Na parte final, o show foi extraordinário, e o público foi ao rubro. O polaco e o alemão tocaram Svantetic costas com costas, ambos sobre o mesmo banco comprido entre dois pianos, e brincavam muito um com o outro: metiam notas no teclado alheio, rodavam no banco de modo a tocarem ambos ao mesmo tempo nos dois pianos, trocavam de piano sem parar a música. Um espectáculo!
O alemão saiu, o finlandês entrou, tocou com o polaco Suffering, que este encheu de efeitos especiais pondo uma corrente sobre as cordas, o que fazia certas notas soarem como se fosse um cravo.

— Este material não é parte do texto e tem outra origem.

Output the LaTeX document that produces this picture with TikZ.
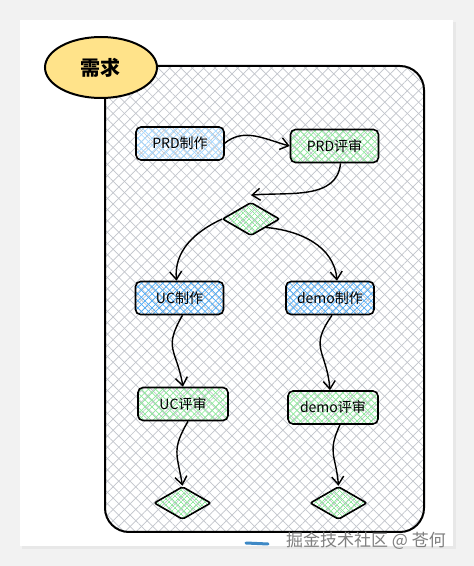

O Iiro Rantala avisou que a seguir ao concerto encontraríamos no foyer "three guys who look exactly like us" e começaram a tocar a última peça, os três: Armando's Rhumba, com um ritmo e um bom humor vertiginoso. Corriam entre os pianos como se estivessem a fazer a dança das cadeiras, como se se tivessem enganado sentavam-se dois ao mesmo piano, ou três - ou o terceiro de pé, tentando encontrar uma abertinha por onde deixar as suas notas no teclado. O público ria, trocava olhares com os vizinhos. Uma festa.
Para o encore trouxeram "Santa Claus is coming to town". O tema foi dado pelo Iiro Rantala, quase como se fosse um exercício escolar. Daí partiram para a brincadeira e as correrias.
Talvez me repita, mas foi isso mesmo: um concerto memorável. No dia em que entregaram à União Europeia o prémio Nobel da Paz, gostei de ver estes três - um alemão, um polaco e um finlandês - a entender-se tão bem, cada um com a sua identidade e todos com muito humor.
Saímos da sala a rir, a falar uns com os outros alegremente. Agrupámo-nos em frente à mesa onde eles iriam assinar CDs. Vieram rapidamente, nunca vi artistas saírem tão depressa de um concerto para o banho do público, e começaram a assinar programas como se estivessem numa linha de produção. O Michael Wollny assinava junto à sua fotografia, virava a página para mostrar já a fotografia do Iiro Rantala, passava-lhe o caderno, este assinava e passava ao terceiro pianista. E nós todos ali muito atentos "de quem é esse programa?" "é meu! este é meu!"
Depois queixo-me que não tenho tempo, mas este dia, este, já ninguém mo tira!